Against that backdrop, then, the gameplay philosophy of DOOM stands out. Instead of being rushed through a fun park ride where everything happens according to a very strict schedule, you’re given an arena, and told to kill a bunch of demons. And then you can go to the next arena. There’s a lot more breathing room in there, and it’s refreshing. But that’s all stuff that was noted when the game was originally released. I knew about it when I started to play. What I didn’t expect was the game’s use of silence. Its willingness to leave you alone, to give you stretches of time where fighting isn’t happening. I’d actually – here’s a hot take for you – I’d actually compare this gameplay rhythm to something like Shadow of the Colossus, which was originally described to me as sixteen boss fights plus travel time. DOOM could equally be described as a couple dozen arena fights plus travel time. It’s the travel time that’s really caught my attention here. It’s not on the same scale as Shadow of the Colossus – it’s only about ten or fifteen seconds, if you’re going straight to the next arena – but it speaks to the confidence of the developers that they trust enough in the strength of their game to give you moments of silence. They don’t need to be always on, always creating spectacle – they’re happy to let you bumble round for a bit. See the sights, explore for treasure. It’s a philosophy that orients players much more towards the level than towards the event. In Call of Duty, you’re often focused on the event that’s right in front of you. The combat, or the quick-time event. The level is a facilitator of the event, but it’s not really important except as a facilitator. The distinction here is that if you try and step away from the event and explore the level, you’re often aggressively pulled back in. DOOM orients you towards the level first. Events, like the arena fights, take place within the level, but they are finite, fixed, and arguably secondary moments – at least from the strict perspective of organization. Once they’re complete, you’re left alone with the level. It’s empty, it’s silent – and it’s majestic.

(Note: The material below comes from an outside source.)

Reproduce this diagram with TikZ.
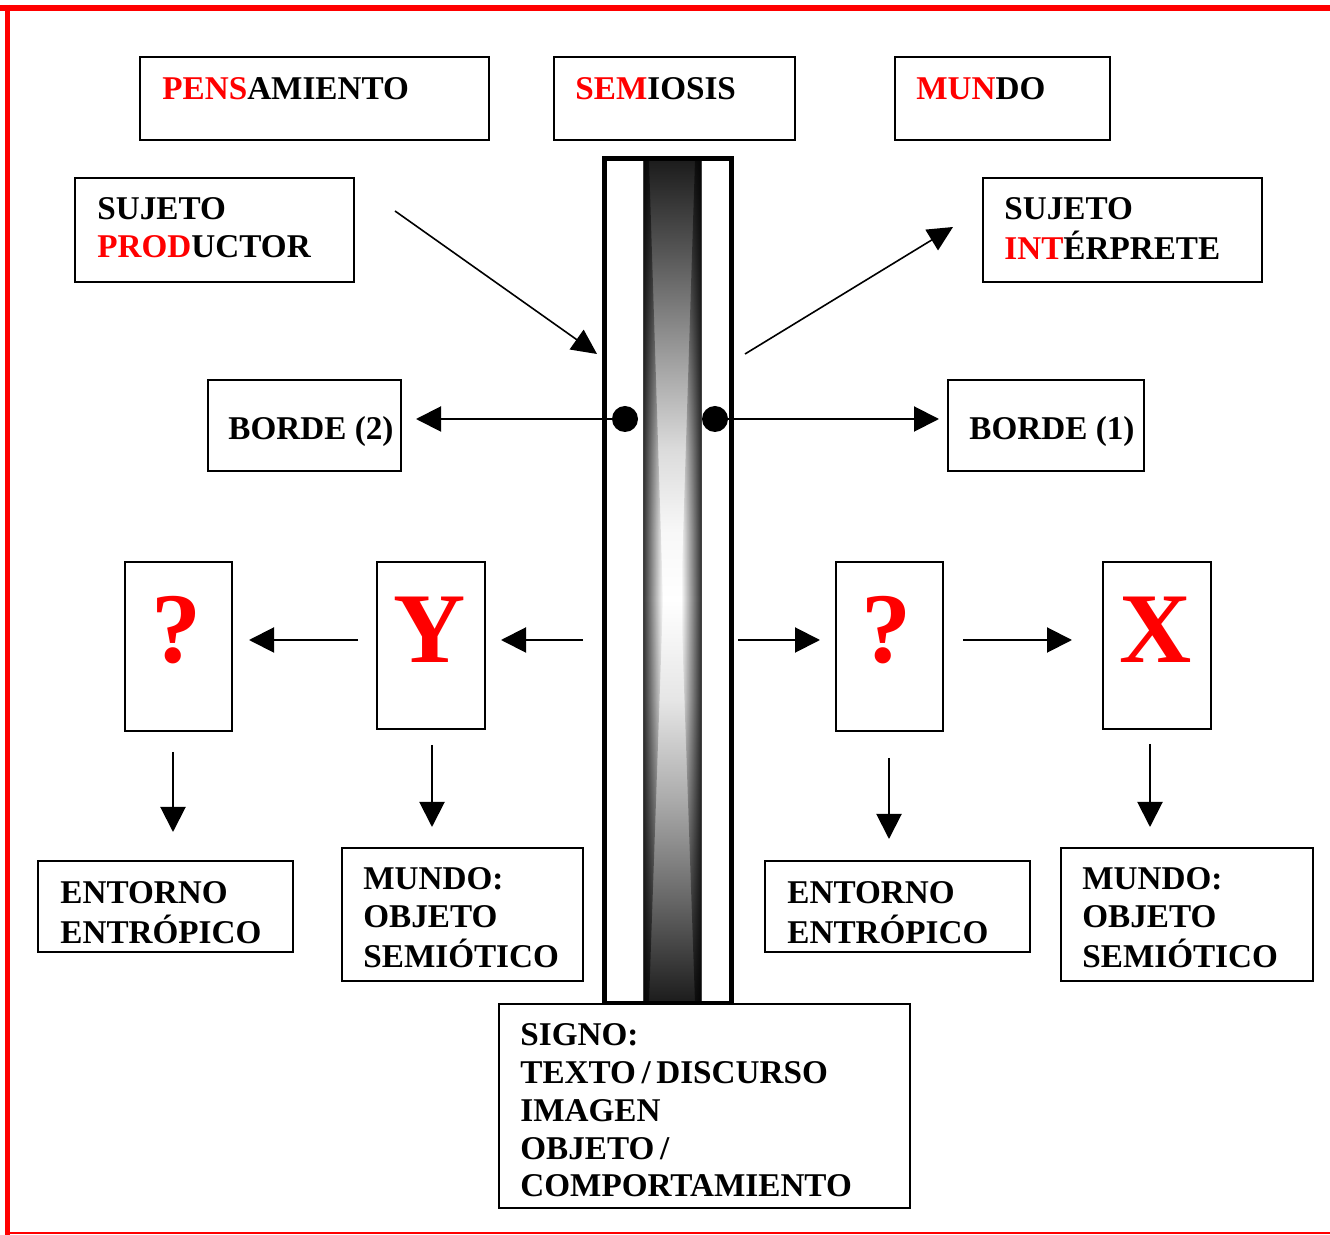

I’m still trying to figure out the balance between DOOM being good on its own merit, and it being good specifically against the backdrop of contemporary first-person shooters. It’s definitely very careful to cultivate a counter-cultural aesthetic. It foregrounds arenas that deliberately look like video game arenas – as in the image above. Health and armour are scattered across the map, with no explanation, and if you chainsaw a demon, ammo falls out. It’s a self-consciously retro aesthetic. The silence, I think, is one of the tipping points, where I’m inclined to applaud the game for what it is, rather than what it might be compared to. They didn’t have to have those spaces, but they do. That’s pretty interesting. It speaks to a clever design team, with shit to say about video game design beyond cashing in on the low-hanging fruit of hating modern shooters.